Più concreto il margine di manovra dell’esecutivo che sembra intenzionato ad accelerare sulle norme per tutelare la rete di telecomunicazioni. Tanto che è possibile, venerdì 27, l’approdo in consiglio dei ministri del Regolamento sulla “golden power”, i cosiddetti poteri speciali che uno Stato può attivare per tutelare alcuni asset considerati strategici, anche se non appartenenti pubbliche controllate direttamente. Che sarebbe poi il è il decreto attuativo della norma varata dal governo Monti a inizio 2012.
Il presidente esecutivo di Telecom Franco Bernabè che conferma la strada della ricapitalizzazione e ha dalla sua gli amministratori indipendenti di Telecom, intanto, ha spiegato che la tutela degli azionisti di minoranza di Telecom richiede un cambiamento di governance. “Questo è un tema su cui il presidente esecutivo sta lavorando fin dalla scorsa assemblea ma si è davanti a uno stallo”, ha detto, “è un po’ come per la legge elettorale italiana (il cosiddetto porcellum, ndr), dove tutti vogliono cambiarla ma poi sta bene a tutti”.
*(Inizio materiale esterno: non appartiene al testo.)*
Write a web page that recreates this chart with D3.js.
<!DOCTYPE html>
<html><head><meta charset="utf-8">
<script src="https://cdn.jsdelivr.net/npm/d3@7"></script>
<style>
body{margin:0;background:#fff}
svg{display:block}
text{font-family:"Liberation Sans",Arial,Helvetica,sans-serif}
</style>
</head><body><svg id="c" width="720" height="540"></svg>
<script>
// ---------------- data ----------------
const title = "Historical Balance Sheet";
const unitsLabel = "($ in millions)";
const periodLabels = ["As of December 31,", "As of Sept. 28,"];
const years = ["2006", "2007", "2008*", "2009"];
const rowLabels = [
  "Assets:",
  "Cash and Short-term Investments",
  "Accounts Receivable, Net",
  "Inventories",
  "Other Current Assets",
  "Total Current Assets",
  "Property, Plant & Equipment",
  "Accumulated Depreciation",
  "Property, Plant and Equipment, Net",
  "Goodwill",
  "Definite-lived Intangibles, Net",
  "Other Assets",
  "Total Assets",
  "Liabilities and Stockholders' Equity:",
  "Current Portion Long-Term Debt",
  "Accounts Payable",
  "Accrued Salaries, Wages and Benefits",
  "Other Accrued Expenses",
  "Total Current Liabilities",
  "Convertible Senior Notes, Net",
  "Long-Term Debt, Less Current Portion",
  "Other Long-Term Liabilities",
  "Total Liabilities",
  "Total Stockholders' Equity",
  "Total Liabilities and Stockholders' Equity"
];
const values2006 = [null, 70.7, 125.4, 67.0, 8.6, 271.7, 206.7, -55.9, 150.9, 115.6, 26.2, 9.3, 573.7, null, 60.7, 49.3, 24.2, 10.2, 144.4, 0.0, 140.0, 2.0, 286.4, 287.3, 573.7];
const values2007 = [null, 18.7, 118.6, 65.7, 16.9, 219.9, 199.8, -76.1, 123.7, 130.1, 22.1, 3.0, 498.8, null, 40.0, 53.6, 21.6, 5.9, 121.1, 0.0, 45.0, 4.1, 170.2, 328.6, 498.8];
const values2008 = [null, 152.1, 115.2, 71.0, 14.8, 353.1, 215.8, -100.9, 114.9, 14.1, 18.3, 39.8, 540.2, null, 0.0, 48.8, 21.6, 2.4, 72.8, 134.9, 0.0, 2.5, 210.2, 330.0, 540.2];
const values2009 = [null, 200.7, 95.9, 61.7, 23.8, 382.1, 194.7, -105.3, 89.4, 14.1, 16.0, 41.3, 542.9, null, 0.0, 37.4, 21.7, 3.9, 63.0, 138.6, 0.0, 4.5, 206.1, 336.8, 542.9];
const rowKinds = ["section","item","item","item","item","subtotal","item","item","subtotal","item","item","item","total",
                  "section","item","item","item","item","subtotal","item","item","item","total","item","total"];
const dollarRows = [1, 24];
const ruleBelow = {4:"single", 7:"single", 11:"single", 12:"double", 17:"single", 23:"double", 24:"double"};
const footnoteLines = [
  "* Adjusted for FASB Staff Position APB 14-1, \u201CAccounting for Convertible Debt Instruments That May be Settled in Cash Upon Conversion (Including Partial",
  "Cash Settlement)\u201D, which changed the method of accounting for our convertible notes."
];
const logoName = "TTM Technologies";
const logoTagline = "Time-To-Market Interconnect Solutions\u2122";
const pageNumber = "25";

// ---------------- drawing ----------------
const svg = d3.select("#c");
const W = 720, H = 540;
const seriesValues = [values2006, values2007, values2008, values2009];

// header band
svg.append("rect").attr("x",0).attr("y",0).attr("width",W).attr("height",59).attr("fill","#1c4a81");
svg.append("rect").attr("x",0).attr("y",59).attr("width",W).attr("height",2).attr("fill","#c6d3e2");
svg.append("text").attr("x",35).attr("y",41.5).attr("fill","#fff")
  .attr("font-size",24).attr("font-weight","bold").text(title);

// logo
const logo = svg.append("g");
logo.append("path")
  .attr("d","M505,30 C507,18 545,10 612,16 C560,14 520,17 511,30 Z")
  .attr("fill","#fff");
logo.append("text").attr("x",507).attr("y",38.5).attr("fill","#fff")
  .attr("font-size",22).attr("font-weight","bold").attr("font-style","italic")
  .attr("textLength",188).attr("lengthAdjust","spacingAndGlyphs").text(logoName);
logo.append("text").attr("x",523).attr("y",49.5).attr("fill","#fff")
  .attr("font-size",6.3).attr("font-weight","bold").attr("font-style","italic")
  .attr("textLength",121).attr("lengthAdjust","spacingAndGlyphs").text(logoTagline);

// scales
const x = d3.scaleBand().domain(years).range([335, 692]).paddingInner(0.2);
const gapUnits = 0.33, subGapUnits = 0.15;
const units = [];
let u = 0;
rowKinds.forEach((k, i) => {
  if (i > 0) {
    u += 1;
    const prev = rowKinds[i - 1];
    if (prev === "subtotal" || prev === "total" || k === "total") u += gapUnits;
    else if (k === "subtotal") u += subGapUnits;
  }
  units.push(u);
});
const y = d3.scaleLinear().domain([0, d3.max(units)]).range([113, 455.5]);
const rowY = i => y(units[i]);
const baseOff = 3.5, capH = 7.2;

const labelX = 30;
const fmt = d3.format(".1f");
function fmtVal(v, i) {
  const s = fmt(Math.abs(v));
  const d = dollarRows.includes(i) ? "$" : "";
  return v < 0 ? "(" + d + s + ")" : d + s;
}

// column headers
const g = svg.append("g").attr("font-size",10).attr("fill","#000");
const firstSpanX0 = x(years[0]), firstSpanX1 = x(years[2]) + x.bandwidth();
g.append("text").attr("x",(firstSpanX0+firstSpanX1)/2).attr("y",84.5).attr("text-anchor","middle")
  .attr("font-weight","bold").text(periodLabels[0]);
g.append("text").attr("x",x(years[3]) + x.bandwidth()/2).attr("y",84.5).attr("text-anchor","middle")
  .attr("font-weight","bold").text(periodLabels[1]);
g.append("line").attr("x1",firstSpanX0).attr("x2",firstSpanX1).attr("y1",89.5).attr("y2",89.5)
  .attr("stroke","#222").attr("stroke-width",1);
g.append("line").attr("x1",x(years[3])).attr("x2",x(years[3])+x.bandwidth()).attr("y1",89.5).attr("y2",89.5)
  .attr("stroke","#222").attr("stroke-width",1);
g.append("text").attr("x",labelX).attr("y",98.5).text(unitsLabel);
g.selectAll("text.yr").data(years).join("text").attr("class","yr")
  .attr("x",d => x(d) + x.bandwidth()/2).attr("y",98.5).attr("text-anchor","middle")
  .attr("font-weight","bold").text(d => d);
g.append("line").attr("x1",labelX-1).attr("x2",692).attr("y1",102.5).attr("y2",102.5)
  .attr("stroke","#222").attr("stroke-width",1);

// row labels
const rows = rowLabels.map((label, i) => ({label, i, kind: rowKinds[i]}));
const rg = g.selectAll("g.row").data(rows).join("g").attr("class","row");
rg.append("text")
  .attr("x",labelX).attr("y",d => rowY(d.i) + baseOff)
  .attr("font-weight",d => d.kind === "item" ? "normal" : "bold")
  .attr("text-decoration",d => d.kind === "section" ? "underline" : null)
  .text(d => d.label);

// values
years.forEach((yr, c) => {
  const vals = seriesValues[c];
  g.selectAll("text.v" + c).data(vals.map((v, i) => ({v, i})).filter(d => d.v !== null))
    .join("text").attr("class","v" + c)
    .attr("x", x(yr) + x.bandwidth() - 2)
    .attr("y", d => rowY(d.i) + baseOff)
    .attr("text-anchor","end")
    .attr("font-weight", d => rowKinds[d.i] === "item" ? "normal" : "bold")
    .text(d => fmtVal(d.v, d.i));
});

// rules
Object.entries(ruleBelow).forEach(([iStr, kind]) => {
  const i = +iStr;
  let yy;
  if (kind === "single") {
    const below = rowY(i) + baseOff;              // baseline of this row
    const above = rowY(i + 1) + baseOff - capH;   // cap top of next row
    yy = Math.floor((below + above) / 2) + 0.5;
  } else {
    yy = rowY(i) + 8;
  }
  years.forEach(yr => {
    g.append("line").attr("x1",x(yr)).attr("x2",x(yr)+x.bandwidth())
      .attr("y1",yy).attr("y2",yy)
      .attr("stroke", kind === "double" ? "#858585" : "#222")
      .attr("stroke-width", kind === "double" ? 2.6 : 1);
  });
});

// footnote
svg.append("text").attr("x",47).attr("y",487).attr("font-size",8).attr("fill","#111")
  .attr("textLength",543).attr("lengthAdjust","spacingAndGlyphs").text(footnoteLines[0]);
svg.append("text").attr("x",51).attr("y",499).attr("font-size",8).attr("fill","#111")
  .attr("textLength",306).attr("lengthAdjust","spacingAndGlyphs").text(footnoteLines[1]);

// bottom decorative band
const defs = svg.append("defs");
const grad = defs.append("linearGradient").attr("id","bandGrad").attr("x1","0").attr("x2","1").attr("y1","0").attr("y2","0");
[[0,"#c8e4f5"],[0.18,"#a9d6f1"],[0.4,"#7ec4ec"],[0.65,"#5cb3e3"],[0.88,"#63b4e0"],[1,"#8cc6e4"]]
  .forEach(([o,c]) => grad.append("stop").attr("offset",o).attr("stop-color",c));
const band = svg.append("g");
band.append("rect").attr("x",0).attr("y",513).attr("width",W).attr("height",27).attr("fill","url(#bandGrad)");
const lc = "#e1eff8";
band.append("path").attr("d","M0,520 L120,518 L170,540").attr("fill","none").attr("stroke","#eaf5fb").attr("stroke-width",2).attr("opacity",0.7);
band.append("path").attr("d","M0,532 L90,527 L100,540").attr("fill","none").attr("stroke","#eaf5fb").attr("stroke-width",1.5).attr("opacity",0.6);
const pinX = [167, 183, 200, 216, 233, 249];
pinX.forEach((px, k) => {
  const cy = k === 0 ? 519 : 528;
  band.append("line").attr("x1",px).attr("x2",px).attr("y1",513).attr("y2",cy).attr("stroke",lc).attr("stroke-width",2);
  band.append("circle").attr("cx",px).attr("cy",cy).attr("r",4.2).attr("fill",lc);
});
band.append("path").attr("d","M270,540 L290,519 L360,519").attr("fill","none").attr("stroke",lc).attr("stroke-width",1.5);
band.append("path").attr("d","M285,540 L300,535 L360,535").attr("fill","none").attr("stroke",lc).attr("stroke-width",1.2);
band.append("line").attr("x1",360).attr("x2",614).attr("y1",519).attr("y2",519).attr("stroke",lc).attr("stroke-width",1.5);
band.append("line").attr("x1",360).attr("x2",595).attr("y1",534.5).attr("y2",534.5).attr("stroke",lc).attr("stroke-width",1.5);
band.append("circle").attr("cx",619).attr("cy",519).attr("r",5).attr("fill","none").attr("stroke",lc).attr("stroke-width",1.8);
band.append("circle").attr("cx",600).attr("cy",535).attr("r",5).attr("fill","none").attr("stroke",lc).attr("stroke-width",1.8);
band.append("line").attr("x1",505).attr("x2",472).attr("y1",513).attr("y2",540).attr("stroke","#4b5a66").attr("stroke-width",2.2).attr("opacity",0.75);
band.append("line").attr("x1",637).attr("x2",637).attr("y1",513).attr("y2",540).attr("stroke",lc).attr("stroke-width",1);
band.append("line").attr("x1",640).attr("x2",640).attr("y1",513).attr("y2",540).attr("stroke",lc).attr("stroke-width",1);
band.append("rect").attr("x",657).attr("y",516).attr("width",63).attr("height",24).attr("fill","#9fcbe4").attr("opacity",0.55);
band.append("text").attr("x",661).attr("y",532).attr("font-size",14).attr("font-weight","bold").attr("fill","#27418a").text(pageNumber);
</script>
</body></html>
Stallo o meno, le parole di Vegas sono state prese per oro colato da qualcuno in Borsa, dove il titolo Telecom sulle attese di un’Opa ha recuperato terreno e ha guadagnato il 4,11% a 0,59 euro. Tutto il contrario, insomma, di quanto successo mercoledì quando aveva perso il 4,67% sui timori della ricapitalizzazione in arrivo.